■ GIVEN DATA ■

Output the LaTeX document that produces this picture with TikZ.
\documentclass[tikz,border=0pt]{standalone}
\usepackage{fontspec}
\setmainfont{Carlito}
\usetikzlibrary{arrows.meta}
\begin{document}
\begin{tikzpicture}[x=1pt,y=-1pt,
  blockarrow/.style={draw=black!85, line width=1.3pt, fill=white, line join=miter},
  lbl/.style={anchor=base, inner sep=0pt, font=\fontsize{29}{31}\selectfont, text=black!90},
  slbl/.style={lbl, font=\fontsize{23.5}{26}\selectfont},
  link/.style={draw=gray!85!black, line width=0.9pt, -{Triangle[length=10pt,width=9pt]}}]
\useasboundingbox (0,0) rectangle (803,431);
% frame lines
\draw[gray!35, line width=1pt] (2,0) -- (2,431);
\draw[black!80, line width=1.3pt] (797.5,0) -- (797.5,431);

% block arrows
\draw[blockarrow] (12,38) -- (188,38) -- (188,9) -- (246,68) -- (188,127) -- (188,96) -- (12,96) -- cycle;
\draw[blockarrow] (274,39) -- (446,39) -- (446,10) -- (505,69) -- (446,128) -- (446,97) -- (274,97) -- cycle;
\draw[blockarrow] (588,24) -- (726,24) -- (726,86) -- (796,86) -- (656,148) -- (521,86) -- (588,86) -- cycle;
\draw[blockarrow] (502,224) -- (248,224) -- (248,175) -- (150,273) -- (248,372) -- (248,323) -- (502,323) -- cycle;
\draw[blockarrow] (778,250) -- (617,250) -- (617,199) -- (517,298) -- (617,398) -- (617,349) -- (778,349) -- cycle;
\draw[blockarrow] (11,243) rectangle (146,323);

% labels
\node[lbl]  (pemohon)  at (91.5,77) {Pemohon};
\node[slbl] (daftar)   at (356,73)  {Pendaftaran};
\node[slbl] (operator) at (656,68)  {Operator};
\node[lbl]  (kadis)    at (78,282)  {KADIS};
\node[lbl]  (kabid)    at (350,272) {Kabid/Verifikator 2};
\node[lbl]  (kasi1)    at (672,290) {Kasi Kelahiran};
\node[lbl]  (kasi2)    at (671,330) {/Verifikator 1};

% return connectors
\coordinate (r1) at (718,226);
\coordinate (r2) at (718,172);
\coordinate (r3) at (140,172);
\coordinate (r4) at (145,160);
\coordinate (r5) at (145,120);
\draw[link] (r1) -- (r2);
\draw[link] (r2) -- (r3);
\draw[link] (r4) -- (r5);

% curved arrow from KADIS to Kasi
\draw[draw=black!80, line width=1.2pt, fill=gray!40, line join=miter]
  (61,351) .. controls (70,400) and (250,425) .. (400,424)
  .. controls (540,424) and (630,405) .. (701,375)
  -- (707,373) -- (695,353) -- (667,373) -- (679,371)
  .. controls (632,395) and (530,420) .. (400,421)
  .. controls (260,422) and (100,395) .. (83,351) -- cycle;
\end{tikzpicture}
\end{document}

■ GOAL OF THE EXERCISE ■
Without changing anything, quote the lines from the top of the data to the line that contains "(797.5,0) -- (797.5,431);", including that line.

■ REPLY ■
Output the LaTeX document that produces this picture with TikZ.
\documentclass[tikz,border=0pt]{standalone}
\usepackage{fontspec}
\setmainfont{Carlito}
\usetikzlibrary{arrows.meta}
\begin{document}
\begin{tikzpicture}[x=1pt,y=-1pt,
  blockarrow/.style={draw=black!85, line width=1.3pt, fill=white, line join=miter},
  lbl/.style={anchor=base, inner sep=0pt, font=\fontsize{29}{31}\selectfont, text=black!90},
  slbl/.style={lbl, font=\fontsize{23.5}{26}\selectfont},
  link/.style={draw=gray!85!black, line width=0.9pt, -{Triangle[length=10pt,width=9pt]}}]
\useasboundingbox (0,0) rectangle (803,431);
% frame lines
\draw[gray!35, line width=1pt] (2,0) -- (2,431);
\draw[black!80, line width=1.3pt] (797.5,0) -- (797.5,431);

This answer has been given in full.